= WRITTEN REQUEST =
Please restate, exactly as written, the lines running from the beginning of the material through the line that has "import matplotlib.pyplot as plt" in it.

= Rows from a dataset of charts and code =
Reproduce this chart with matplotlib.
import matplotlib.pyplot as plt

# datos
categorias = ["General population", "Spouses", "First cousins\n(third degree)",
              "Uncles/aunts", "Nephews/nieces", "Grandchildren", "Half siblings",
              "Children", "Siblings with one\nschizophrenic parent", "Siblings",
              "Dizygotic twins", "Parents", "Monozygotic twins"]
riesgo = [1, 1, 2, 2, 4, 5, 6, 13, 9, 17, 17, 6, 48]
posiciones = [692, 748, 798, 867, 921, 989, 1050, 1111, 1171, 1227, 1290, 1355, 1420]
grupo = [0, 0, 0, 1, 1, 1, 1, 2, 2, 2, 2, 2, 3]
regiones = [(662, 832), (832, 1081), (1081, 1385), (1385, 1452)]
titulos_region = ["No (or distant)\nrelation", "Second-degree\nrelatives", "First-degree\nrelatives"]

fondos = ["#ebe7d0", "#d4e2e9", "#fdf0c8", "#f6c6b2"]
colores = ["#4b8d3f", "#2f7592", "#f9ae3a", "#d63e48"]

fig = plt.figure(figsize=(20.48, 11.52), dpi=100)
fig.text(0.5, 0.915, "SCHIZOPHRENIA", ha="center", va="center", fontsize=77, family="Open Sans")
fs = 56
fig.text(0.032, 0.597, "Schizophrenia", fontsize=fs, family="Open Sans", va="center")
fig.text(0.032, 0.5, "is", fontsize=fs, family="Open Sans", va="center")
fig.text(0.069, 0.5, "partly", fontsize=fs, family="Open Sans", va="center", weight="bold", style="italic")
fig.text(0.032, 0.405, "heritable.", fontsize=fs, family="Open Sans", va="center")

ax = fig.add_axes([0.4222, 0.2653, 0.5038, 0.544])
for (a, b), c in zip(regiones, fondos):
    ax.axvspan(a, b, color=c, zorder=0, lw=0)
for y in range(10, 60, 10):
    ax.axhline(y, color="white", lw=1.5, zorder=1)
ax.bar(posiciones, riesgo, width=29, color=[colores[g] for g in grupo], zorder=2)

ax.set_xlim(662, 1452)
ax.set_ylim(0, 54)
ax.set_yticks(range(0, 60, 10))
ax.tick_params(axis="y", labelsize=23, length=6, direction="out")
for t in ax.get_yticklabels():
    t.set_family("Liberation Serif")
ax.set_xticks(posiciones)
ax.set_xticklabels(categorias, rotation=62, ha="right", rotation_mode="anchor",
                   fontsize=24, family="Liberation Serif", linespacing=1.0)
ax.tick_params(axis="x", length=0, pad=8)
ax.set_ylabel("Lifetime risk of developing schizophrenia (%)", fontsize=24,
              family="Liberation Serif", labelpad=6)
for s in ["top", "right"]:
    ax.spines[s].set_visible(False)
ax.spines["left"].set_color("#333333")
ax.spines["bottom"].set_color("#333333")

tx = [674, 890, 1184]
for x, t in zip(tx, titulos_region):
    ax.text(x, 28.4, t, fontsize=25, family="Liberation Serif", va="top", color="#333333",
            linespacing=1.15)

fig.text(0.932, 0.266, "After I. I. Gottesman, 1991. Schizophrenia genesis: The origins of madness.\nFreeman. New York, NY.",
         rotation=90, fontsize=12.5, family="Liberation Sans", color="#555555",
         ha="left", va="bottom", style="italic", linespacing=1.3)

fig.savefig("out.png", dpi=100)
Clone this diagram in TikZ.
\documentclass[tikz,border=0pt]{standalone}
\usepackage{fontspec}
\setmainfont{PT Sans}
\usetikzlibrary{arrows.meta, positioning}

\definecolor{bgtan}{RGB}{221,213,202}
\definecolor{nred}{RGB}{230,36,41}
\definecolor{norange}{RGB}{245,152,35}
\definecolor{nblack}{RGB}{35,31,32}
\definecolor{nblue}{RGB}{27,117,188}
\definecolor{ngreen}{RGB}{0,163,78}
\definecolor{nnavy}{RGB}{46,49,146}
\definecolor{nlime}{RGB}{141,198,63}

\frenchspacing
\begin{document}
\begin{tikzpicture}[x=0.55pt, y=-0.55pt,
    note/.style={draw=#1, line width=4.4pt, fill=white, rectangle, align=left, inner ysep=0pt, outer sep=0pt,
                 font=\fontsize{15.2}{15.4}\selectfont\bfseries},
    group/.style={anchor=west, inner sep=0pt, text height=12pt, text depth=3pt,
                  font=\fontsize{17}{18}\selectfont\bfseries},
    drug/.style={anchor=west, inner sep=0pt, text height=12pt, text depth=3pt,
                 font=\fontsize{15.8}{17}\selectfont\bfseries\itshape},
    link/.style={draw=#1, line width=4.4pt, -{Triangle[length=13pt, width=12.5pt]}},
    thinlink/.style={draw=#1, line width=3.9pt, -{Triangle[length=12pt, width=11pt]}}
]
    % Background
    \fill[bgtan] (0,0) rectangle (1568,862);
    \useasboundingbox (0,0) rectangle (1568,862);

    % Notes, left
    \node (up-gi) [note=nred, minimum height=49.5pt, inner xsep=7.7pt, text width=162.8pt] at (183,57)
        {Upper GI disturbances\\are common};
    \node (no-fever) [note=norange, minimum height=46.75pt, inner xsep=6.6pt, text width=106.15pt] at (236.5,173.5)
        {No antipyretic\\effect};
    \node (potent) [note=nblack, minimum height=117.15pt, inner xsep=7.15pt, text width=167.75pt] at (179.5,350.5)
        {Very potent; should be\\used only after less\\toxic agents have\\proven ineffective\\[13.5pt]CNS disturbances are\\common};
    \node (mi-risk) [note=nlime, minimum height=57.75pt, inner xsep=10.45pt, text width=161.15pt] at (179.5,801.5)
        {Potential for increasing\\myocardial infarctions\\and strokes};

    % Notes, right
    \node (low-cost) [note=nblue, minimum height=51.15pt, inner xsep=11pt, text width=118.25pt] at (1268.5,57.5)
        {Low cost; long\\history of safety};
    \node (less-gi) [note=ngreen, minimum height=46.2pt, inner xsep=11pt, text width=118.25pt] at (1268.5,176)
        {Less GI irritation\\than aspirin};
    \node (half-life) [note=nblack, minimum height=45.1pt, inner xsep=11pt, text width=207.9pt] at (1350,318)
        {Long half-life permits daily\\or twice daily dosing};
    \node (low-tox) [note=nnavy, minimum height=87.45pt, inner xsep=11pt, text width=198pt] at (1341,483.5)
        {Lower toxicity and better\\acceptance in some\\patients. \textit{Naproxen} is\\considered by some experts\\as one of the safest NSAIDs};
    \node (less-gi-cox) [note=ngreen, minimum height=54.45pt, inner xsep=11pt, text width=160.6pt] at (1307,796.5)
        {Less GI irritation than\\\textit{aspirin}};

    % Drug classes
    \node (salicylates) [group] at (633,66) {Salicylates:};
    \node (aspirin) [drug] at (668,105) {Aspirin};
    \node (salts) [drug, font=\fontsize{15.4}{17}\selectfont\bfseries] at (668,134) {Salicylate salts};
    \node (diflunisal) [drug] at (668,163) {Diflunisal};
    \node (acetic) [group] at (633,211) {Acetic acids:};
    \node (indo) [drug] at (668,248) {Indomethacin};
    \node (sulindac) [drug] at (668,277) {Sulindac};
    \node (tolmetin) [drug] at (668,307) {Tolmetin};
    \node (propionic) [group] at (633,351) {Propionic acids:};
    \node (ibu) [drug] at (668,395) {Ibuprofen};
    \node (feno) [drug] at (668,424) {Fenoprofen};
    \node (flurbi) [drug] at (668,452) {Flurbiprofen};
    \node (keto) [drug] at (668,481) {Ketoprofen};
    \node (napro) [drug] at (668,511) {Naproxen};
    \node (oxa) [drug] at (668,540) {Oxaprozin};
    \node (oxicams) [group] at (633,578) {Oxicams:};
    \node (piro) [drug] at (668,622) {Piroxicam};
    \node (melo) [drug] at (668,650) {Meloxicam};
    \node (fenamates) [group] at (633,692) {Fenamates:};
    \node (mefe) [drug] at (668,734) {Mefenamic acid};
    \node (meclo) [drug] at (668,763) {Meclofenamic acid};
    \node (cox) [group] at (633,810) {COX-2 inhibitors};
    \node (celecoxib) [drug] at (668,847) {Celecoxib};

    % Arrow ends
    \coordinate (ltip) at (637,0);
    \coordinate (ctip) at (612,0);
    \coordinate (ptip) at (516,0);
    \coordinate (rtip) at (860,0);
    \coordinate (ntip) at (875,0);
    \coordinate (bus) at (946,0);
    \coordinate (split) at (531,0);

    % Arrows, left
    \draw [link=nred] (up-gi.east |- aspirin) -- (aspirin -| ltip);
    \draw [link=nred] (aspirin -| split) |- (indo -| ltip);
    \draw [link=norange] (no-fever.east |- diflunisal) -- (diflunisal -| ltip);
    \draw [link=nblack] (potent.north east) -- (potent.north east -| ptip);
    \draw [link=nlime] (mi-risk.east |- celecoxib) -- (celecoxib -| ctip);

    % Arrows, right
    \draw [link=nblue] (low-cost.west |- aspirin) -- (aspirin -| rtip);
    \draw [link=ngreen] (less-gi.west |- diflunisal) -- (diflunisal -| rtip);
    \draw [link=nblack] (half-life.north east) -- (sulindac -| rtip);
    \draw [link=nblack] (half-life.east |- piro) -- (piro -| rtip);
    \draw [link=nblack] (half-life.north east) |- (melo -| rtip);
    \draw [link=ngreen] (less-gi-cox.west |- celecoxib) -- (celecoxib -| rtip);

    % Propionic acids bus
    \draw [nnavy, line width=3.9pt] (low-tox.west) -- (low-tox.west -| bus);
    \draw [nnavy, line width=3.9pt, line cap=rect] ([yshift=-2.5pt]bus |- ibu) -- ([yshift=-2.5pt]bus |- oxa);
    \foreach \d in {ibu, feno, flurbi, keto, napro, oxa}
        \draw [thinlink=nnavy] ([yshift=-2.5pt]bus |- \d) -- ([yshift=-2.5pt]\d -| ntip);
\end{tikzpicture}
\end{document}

= THE RESULT =
Reproduce this chart with matplotlib.
import matplotlib.pyplot as plt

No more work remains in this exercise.